According to the Ministry of Roads and Transport, Iran is currently has bilateral transport agreements with over forty countries. It is member of leading international transport unions and signatory to essential international agreements and conventions.
As the volume of transits via Iran is growing, a chance arises to increase freight transportation between Russian and Iranian Caspian ports, resume rail haulage, and employ Russian automobile carriers in Iran and the neighbouring countries.
Bilateral contacts in that field currently proceed from understandings recorded in the protocols of the permanent commission for economic cooperation, and protocols of the Russian-Iranian commissions for maritime, automotive, railway and air transport, and protocols between a number of both countries' carriers. The documents reflect reciprocal interest in closer transport cooperation, and define practical steps to get transport corridors going, Eurasian transit included.

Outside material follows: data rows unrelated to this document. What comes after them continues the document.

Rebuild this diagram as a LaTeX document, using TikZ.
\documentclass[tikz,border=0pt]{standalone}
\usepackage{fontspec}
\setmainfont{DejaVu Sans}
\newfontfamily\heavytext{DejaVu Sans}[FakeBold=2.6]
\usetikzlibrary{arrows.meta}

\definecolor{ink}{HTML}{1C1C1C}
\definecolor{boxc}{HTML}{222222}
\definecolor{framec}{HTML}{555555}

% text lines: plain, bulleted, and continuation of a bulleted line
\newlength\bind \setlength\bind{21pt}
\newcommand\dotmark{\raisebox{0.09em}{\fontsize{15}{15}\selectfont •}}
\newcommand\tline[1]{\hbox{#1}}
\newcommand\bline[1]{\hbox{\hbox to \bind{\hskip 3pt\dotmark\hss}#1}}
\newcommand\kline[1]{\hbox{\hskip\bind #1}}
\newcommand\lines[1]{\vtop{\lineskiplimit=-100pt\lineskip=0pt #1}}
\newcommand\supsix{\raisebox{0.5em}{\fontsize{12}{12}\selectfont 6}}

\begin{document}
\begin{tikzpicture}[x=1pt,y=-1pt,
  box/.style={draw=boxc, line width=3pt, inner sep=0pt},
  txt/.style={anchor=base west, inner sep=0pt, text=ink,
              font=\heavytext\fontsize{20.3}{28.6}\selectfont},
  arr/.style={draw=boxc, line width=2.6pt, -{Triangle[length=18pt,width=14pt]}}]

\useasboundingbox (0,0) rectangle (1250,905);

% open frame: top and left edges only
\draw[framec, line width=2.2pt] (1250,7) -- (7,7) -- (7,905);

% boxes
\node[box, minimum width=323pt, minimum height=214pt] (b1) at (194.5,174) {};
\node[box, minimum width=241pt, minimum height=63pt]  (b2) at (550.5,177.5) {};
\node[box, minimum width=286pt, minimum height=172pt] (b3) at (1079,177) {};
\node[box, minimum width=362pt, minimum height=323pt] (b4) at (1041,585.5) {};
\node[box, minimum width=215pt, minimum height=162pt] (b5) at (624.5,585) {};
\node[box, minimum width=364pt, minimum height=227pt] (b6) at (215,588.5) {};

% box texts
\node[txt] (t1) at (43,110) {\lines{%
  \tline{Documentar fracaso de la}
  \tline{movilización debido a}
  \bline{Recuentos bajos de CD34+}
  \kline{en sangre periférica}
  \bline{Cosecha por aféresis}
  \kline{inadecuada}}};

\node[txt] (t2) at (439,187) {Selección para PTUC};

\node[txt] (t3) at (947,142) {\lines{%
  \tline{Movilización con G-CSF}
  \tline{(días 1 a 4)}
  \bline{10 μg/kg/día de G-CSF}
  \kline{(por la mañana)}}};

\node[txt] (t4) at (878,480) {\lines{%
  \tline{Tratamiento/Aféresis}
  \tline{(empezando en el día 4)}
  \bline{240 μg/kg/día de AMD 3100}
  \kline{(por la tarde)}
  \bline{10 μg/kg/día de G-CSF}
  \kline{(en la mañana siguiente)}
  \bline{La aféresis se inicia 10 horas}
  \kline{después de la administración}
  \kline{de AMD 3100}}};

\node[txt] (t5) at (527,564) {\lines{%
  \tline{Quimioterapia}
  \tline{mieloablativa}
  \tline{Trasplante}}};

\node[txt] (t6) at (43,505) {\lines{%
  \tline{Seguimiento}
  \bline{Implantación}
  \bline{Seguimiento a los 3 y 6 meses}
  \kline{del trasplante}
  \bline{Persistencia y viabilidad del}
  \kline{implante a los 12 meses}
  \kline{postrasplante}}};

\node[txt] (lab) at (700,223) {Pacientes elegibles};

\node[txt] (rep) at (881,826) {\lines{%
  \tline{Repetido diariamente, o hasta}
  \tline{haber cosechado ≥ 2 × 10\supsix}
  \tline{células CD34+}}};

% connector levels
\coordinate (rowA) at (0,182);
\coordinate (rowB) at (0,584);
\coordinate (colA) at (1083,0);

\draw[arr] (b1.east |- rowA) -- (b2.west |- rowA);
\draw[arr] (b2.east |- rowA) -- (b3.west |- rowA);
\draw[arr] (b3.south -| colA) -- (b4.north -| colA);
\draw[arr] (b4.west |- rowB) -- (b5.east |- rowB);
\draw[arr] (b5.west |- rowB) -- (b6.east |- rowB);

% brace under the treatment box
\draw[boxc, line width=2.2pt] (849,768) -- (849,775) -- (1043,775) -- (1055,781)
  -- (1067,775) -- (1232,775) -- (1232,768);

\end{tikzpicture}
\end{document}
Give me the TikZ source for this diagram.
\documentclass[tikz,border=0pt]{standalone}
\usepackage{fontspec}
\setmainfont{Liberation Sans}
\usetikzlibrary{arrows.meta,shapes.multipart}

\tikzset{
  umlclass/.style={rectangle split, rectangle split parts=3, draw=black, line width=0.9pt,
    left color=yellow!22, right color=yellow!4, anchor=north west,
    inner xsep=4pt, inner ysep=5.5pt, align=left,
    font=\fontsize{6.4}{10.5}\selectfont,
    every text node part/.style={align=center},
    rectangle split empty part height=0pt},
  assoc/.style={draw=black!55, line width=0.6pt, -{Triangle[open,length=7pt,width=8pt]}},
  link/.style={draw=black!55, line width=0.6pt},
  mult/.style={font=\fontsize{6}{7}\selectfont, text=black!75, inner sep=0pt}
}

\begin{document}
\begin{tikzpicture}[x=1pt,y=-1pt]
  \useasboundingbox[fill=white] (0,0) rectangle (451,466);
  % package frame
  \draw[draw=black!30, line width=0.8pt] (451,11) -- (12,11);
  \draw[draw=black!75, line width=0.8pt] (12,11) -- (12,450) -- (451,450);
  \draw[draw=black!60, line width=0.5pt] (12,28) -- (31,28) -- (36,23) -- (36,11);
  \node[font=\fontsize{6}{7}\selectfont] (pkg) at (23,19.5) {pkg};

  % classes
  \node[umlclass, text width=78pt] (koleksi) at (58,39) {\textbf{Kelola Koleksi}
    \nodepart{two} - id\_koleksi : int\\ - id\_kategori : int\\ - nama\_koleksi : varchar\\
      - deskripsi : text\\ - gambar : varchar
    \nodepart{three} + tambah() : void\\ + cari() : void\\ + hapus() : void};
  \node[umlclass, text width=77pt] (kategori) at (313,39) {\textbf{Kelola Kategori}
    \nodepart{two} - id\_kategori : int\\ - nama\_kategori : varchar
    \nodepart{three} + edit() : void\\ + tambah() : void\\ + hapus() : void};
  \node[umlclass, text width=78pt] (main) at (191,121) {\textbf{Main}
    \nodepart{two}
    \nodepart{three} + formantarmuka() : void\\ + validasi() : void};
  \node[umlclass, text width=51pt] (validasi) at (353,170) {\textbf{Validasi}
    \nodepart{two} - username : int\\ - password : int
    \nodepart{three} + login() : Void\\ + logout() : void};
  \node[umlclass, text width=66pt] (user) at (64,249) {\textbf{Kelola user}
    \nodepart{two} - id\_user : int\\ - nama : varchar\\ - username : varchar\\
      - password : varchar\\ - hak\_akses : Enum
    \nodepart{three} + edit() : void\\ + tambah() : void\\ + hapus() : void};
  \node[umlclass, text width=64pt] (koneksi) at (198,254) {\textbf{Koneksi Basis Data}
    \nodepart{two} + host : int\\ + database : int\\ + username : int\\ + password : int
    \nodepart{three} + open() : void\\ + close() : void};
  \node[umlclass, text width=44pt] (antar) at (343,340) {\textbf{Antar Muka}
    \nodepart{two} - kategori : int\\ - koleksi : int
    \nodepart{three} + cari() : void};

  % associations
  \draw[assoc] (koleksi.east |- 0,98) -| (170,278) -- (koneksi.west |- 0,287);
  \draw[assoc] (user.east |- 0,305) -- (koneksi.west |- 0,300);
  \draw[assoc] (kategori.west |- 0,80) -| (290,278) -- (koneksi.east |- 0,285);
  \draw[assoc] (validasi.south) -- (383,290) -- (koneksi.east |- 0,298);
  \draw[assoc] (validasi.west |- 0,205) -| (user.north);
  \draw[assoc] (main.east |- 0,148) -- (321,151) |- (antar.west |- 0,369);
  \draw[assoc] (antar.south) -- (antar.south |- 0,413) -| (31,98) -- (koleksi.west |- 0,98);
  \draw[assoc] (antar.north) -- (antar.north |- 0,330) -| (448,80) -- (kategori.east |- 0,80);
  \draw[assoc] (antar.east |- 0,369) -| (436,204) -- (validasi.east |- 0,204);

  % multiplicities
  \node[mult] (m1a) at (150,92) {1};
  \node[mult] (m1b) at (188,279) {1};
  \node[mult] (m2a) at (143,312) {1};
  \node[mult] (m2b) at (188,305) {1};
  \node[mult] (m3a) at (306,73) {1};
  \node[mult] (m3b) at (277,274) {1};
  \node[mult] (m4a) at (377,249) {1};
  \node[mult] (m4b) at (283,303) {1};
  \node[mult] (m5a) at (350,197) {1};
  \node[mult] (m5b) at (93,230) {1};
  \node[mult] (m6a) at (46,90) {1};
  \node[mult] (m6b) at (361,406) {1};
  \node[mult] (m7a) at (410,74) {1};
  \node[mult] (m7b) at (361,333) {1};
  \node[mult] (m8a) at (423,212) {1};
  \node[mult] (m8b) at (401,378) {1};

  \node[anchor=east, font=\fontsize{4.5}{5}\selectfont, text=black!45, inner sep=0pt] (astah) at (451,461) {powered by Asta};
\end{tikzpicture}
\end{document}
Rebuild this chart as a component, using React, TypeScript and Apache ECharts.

A Caspian ferry line lining Olya in Russia and Anzali in Iran, established in 1997, came as one of the initial steps to improve bilateral freight carriage.
As the intergovernmental cooperation commission had its second session, in March 1998, the Kalmyk republic delegation offered for consideration a project for railway and automobile passenger ferries across the Caspian from Lagan in Kalmykia to Iran, which was to serve a transport corridor from Northern Europe to Southeast Asia via Iran, the Gulf countries and Saudi Arabia. The Russian-based North-South Co. and Iran's Union of the Mostazafin signed a protocol to set up a joint venture for feasibility studies on the project. The corridor is estimated to handle an annual five million ton freight turnover.